A history of BBC’s editorial negligence
The Guardian’s criticism of the BBC focuses more on the lack of its editorial oversight than on the outlandishness of the documentary it almost broadcast. The publication said that this wasn’t the first time the BBC published controversial coverage of cryptocurrencies and the crypto industry.
“The BBC has a patchy track record of covering cryptocurrencies and publishing stories about young entrepreneurs making large amounts of money from online trading,” the Guardian said.
Last year, the corporation promoted the play-to-earn cryptocurrency Squid Game, which saw its value drop to almost zero after its developers made off with $3.38 million in an apparent rug pull. In 2020, the corporation removed a BBC Three show about a 20-year-old trader from Wales who claimed to be making more than $10,000 a day from trading cryptocurrency. At the time, the BBC said it removed the show as it wasn’t “explicit enough about the potential risks involved” in forex and crypto trading.
The BBC’s editorial negligence can be traced back to 2020 when the corporation began cutting its budget to increase profitability. As part of the budget cuts, the corporation canceled the long-running “Inside Out” regional current affairs show, which has 11 regional editions.
These abrupt budget cuts resulted in many of its investigative journalists and editors based outside of London losing their jobs.

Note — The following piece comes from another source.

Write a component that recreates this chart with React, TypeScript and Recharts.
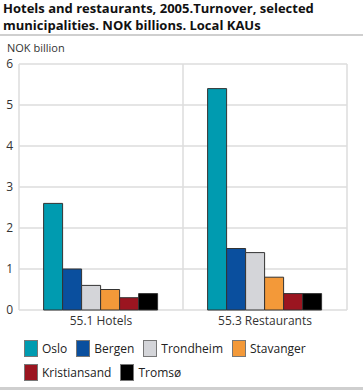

In the months following the cutbacks, the quality of BBC’s regional broadcasts drastically decreased despite efforts to keep these shows afloat.
“The Crypto Millionaire” documentary was supposed to be aired as part of the “We Are England” show, which was recently launched to replace the “Inside Out” series.
“Continuing cuts to BBC budgets and deep job cuts, caused by successive license fee freezes, have been blamed for recent errors in the corporation’s news output, especially in regional English newsrooms,” the Guardian wrote.